Records from a data source
_ _ _ _ _ _ _

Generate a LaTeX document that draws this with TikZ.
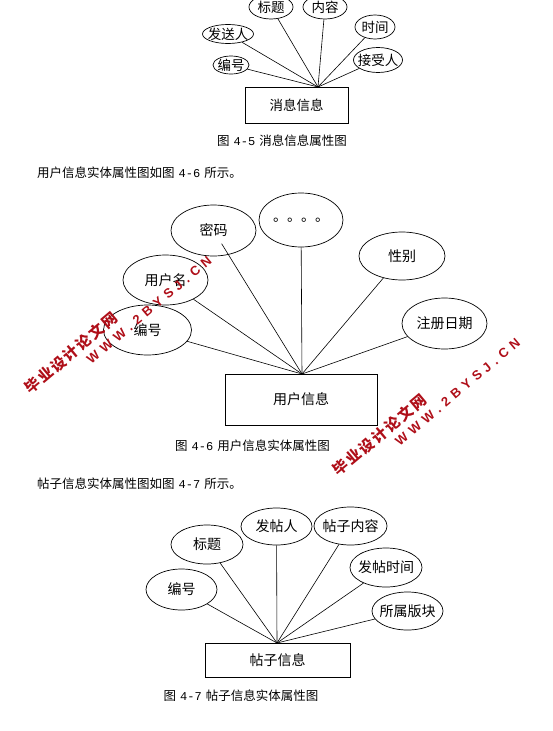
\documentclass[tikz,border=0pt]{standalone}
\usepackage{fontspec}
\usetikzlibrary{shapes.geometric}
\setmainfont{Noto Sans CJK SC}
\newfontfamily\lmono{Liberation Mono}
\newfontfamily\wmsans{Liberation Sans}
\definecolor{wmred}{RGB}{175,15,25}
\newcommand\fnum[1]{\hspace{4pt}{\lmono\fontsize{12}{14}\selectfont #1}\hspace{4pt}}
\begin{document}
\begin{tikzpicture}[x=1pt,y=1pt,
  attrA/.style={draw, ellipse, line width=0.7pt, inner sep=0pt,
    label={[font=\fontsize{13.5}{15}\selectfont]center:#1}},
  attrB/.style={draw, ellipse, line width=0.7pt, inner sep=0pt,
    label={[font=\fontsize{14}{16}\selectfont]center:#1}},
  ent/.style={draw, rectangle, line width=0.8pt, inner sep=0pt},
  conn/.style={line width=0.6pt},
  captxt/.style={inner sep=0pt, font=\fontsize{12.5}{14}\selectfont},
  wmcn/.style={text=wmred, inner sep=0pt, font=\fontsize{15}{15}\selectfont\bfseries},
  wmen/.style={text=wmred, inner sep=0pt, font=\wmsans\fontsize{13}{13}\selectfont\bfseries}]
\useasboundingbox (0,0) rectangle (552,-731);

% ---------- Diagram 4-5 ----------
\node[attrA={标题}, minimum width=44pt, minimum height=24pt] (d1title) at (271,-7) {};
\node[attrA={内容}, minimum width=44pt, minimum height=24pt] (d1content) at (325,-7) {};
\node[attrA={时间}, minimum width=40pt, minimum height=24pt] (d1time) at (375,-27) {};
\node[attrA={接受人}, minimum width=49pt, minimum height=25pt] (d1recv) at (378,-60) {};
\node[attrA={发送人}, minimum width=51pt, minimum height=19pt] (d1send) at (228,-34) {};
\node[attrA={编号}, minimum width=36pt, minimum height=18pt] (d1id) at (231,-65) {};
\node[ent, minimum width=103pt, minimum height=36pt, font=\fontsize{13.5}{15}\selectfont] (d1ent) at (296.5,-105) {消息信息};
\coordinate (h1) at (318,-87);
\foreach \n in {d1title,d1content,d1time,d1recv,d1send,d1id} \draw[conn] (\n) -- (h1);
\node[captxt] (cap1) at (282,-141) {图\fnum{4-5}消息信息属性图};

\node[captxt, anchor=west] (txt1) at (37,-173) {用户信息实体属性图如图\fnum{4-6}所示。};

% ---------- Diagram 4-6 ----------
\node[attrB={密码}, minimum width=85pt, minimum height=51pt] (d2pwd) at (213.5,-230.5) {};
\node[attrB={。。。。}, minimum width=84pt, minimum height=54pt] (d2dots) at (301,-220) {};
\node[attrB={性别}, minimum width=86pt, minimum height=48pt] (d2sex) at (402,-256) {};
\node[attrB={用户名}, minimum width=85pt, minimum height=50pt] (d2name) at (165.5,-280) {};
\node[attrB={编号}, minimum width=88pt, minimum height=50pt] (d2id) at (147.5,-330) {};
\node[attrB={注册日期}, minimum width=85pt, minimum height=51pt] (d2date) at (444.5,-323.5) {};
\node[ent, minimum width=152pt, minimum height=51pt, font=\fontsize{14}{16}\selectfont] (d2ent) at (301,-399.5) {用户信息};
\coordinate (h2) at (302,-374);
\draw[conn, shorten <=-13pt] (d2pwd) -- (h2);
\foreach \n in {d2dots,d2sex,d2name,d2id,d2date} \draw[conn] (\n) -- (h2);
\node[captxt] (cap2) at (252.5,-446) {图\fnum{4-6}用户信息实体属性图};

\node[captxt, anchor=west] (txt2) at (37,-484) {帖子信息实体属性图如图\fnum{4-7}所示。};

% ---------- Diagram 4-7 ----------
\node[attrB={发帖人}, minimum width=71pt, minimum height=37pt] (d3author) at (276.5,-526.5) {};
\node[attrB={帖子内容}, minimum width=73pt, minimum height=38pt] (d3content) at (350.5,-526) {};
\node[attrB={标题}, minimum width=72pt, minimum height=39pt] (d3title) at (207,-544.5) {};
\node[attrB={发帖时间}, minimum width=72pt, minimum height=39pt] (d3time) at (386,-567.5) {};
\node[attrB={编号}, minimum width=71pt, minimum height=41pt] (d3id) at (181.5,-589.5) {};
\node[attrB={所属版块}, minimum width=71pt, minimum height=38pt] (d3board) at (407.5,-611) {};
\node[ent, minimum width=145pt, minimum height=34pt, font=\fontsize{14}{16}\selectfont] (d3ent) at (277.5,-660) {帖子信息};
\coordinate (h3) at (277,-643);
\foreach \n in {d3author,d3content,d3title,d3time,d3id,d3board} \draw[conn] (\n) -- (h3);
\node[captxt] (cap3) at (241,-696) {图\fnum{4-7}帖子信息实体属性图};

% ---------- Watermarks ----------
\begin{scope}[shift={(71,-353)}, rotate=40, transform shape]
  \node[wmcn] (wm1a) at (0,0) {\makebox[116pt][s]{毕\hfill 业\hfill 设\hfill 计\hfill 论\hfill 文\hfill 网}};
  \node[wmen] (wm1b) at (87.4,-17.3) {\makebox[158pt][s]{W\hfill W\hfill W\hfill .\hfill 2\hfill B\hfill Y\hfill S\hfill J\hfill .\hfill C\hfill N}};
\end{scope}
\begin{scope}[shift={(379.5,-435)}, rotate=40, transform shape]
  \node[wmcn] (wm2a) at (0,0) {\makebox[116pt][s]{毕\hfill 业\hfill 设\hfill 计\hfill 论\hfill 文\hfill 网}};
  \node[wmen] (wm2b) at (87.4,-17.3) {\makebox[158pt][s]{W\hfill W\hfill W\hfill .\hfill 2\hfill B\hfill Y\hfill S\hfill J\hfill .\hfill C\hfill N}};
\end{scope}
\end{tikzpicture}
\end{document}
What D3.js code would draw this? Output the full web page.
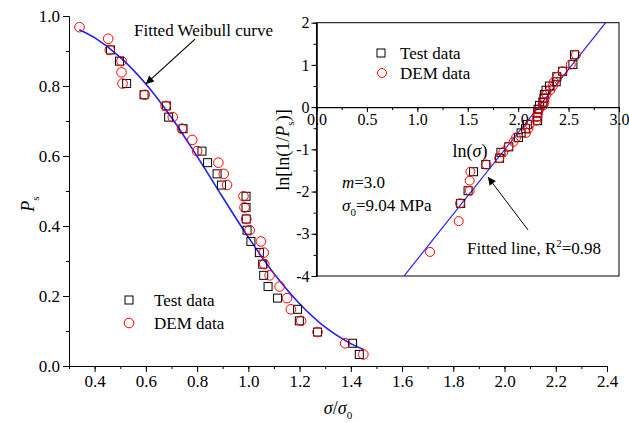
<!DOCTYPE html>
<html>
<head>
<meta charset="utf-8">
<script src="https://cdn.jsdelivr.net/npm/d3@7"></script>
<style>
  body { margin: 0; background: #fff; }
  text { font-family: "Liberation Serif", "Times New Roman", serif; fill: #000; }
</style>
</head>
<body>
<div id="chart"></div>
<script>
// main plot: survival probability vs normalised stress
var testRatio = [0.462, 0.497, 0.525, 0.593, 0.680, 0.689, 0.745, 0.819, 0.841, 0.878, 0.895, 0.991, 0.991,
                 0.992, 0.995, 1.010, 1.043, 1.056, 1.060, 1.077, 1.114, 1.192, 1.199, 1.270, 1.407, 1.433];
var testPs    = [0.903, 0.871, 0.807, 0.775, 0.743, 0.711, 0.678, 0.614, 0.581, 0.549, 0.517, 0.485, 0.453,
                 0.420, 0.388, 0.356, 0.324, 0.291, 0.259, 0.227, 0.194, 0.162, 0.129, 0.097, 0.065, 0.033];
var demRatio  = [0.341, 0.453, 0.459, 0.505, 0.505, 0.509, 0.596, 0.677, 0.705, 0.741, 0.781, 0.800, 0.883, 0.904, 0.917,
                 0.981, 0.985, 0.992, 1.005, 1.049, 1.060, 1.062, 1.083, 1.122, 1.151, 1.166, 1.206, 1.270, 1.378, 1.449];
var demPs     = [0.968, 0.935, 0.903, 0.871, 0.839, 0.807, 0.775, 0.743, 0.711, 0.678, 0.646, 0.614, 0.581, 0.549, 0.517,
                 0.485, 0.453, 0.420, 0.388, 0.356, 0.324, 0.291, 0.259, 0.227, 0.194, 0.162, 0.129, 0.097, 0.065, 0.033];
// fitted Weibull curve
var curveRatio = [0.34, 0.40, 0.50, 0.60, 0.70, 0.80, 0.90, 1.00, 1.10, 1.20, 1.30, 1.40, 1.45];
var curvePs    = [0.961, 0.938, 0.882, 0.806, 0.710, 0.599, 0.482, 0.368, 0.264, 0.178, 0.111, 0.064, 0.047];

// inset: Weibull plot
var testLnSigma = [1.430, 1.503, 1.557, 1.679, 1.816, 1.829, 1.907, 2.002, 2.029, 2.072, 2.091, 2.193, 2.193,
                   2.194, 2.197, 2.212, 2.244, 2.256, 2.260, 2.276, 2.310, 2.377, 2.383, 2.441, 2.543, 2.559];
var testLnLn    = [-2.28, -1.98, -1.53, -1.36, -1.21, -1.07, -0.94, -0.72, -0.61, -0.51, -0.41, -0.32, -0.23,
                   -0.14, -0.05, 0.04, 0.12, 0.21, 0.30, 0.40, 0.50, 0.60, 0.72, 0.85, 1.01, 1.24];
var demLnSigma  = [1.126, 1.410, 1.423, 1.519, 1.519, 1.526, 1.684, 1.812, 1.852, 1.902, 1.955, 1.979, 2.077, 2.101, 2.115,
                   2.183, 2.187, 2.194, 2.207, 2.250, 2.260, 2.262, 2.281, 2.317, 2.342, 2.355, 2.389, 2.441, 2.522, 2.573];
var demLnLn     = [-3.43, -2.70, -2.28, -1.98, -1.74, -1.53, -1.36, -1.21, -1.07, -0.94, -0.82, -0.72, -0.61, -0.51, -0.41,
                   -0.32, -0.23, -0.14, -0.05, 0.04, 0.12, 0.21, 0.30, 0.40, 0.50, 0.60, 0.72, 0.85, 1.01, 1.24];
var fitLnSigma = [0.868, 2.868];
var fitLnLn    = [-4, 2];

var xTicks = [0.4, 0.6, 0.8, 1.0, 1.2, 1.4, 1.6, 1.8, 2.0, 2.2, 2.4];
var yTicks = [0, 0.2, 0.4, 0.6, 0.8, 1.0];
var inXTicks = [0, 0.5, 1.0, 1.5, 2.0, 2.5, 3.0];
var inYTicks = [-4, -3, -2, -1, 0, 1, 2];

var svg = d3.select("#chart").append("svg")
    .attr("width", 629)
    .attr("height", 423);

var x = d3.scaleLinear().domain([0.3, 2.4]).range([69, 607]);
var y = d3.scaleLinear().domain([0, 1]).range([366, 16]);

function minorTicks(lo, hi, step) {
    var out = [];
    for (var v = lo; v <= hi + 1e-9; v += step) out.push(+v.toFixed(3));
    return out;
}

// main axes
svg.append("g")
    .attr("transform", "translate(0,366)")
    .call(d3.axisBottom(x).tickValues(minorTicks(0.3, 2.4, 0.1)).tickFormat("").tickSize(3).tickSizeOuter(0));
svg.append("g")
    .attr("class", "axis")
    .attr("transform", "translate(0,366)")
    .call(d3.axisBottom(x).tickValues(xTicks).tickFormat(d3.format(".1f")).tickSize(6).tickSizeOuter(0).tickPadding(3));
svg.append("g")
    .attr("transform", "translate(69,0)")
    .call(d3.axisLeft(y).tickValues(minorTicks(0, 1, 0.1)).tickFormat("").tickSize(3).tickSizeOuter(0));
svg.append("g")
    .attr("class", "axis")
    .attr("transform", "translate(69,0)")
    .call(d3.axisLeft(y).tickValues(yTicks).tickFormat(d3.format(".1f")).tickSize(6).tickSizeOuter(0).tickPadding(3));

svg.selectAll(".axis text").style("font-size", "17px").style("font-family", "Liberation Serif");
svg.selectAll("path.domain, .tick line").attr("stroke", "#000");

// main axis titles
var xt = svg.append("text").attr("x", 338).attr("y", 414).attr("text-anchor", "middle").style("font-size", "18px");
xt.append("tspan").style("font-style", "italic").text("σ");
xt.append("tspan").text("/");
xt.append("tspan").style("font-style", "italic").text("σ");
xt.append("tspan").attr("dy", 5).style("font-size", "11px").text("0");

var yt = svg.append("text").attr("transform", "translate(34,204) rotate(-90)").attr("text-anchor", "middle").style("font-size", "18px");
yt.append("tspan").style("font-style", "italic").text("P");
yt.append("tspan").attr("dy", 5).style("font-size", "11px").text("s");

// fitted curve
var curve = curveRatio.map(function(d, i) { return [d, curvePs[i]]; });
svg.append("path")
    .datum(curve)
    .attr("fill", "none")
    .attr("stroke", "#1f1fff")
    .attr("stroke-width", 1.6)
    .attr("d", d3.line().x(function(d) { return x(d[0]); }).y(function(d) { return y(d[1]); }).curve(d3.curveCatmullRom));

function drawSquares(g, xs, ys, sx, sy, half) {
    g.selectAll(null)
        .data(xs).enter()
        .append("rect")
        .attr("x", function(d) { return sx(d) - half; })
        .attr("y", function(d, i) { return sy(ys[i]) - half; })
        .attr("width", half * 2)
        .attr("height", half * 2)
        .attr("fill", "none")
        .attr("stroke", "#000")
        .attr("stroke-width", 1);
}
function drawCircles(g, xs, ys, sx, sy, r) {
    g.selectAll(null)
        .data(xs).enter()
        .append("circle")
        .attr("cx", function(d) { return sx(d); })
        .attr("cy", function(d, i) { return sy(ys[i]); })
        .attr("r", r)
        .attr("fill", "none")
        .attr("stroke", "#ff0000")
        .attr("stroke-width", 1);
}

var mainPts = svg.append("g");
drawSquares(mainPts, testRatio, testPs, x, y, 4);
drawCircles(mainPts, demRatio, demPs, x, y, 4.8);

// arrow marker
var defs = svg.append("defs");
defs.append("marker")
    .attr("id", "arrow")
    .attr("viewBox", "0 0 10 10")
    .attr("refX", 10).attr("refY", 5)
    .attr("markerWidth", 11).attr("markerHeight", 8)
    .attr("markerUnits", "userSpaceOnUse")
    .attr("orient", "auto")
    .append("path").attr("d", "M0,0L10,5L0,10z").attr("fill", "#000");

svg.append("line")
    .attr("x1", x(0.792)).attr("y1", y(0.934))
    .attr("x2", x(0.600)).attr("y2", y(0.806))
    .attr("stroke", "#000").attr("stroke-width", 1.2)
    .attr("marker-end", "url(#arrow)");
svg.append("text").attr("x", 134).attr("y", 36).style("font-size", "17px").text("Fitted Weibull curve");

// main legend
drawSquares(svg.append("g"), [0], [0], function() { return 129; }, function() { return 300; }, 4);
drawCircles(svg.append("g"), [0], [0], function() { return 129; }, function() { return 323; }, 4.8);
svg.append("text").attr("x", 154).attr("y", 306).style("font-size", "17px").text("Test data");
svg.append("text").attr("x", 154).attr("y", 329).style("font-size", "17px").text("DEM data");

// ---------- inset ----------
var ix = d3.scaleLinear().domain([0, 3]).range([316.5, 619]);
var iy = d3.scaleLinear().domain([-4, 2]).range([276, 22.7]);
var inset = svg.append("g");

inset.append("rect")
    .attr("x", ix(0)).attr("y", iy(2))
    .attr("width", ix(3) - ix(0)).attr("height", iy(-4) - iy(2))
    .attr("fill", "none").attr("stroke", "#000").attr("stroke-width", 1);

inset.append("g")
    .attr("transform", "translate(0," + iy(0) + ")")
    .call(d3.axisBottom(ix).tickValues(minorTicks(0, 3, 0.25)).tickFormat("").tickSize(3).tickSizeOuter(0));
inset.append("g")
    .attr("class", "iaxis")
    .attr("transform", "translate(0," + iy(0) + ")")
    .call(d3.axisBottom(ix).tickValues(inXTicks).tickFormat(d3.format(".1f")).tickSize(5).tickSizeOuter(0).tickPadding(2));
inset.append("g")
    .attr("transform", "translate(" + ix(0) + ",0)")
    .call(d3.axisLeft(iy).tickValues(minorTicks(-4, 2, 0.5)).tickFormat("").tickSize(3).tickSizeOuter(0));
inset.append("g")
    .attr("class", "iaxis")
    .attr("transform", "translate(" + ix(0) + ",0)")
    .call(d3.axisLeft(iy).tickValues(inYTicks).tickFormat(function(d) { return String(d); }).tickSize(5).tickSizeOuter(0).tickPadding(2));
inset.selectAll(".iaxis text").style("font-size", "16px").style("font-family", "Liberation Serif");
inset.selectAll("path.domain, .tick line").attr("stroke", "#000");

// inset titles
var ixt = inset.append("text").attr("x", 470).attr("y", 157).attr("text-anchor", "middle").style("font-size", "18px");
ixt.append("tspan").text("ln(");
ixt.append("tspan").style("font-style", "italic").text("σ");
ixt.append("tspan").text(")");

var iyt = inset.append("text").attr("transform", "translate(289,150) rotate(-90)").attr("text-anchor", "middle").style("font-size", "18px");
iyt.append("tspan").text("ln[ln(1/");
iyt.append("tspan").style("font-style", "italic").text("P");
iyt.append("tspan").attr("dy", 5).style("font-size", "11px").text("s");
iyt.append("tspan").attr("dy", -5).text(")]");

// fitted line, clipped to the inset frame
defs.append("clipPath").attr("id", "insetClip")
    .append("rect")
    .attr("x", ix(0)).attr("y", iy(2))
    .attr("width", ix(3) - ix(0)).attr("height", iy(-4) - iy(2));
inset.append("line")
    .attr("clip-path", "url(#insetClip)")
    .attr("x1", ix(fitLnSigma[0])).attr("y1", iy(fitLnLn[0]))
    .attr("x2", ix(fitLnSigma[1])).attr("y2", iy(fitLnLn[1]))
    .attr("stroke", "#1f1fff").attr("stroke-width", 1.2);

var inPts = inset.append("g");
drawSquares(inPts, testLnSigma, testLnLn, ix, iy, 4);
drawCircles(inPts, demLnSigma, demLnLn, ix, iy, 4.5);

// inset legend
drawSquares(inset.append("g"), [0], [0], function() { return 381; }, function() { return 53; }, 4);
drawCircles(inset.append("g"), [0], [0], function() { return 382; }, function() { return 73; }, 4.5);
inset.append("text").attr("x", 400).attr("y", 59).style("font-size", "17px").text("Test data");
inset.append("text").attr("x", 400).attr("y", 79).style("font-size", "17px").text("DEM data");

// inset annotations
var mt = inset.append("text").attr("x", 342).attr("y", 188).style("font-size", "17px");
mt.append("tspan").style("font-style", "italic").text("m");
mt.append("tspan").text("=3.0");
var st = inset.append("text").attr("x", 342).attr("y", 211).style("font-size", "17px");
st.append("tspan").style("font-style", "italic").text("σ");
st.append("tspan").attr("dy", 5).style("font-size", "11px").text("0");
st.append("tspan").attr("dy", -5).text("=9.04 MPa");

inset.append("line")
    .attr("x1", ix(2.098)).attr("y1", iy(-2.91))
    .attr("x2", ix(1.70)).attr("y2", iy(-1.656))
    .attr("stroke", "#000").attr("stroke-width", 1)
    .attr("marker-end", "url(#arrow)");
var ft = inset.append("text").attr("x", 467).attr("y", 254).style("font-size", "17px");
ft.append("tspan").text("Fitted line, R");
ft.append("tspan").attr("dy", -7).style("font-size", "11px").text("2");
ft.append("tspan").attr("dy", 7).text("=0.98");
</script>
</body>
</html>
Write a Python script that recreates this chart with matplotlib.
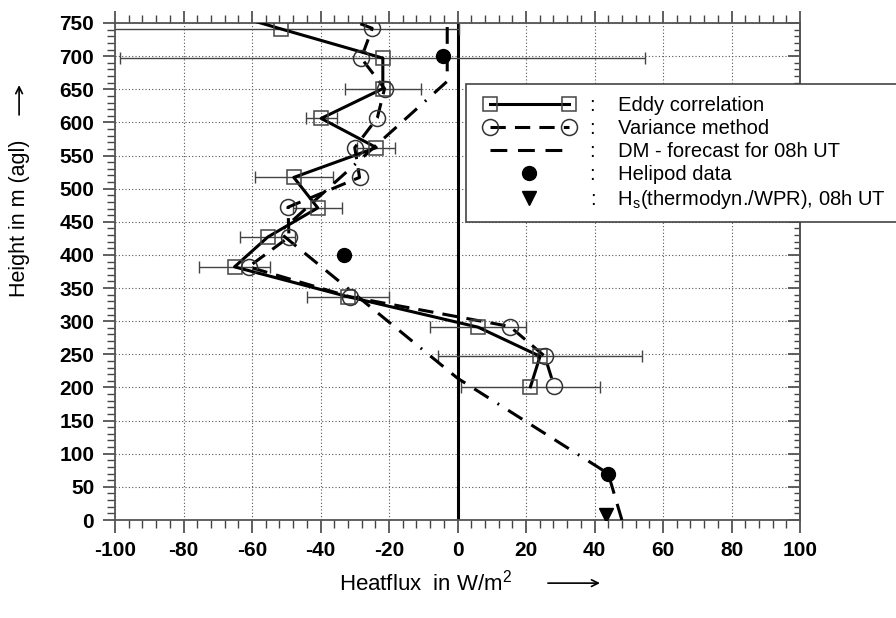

_ _ _ _ _ _ _

# EXERCISE BRIEF
Collect the lines that hold "with".

# RESULT
Generate a LaTeX document that draws this with TikZ.
Write a Python script that recreates this chart with matplotlib.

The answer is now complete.